Rev. Linda Martella-Whitsett
Rain, usually coveted in San Antonio, is plentiful these days. And that’s a positive spin on a potentially dangerous circumstance. Floods, power outages, roof damage, lightening strikes, and health emergencies abound. Landscapes are flourishing along with insects that bite humans and eat leaves. Wait awhile. A month from now, when immersed in San Antonio summer swelter, will we be longing again for rain?
When I and my family moved to Omaha, Nebraska too many years ago to admit, we had a rude welcome. After living in Honolulu, Hawaii, for six years, we entered the Omaha climate in mid March. It was cold. The earth was brown except for patches of ice that had not melted for months. Within days, my little ones saw snow falling for the first time—eight inches! The following week, we hurried to the basement during our first tornado warning. Neighbors, helpfully, told us, “You don’t like the weather in Nebraska? Wait. A half-hour from now it will change.”
Wait.
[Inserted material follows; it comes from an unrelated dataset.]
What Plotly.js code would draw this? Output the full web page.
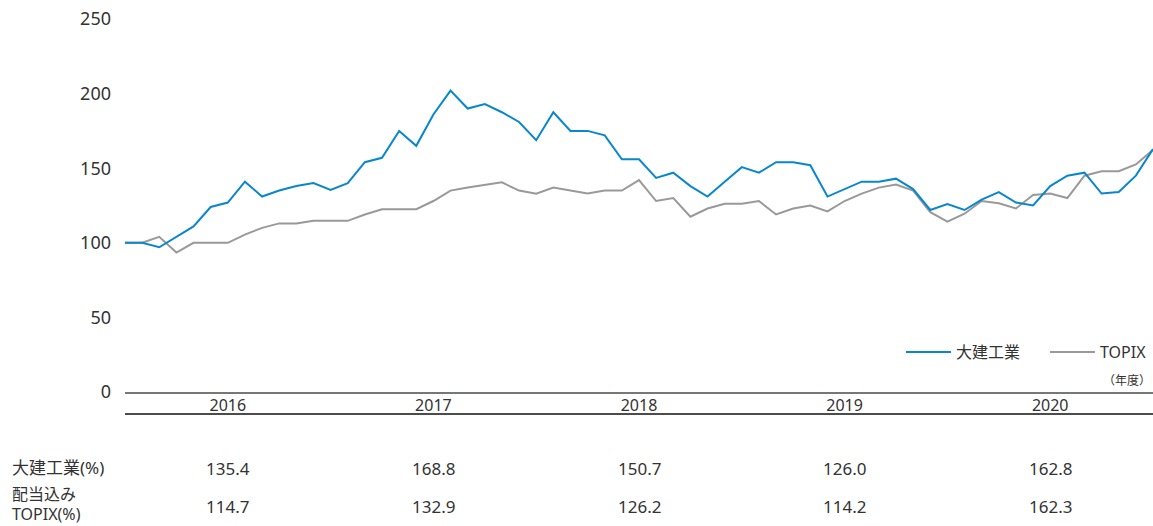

Just wait. Wait your turn. Wait until you’re ready. Wait for the tide to turn. Anything worth having is worth waiting for. All things come to those who wait.
Sure. We get it. Waiting is good. Waiting is a virtue. But what could we do while waiting?
Well, we could get our roofs inspected, go to the doctor’s, treat our infected shrubs, dry out water-damaged spaces. We could buy snow boots, duck under the couch in the basement, read a novel, sit still.
Doing what we can do, while waiting for conditions to change, is probably a good plan. It seems, though, that it could be just as important for us NOT to do some things while waiting. For example:
When we learn of a friend’s poor medical prognosis, we could wait, praying our way to a calm, compassionate heart before calling to offer our friend support.
When a gorilla is shot and killed to save the life of a three-year-old who slipped under the zoo display barrier, we could wait, withholding indignation on social media until we hear the full story.
When we receive unfriendly or unkind feedback, we could wait, pausing to breathe and reflect and consider before replying.
When we have second thoughts about the choice we have made, we could wait, slowing down to understand our hesitation, before making the next choice.
Our ability to “wait” is an aspect of spiritual power’s capacity of self-mastery! Co-founder of Unity Charles Fillmore taught: “Patience gives self-control. We unfold the capacity to direct our behavior in right ways, a result of spirituality.”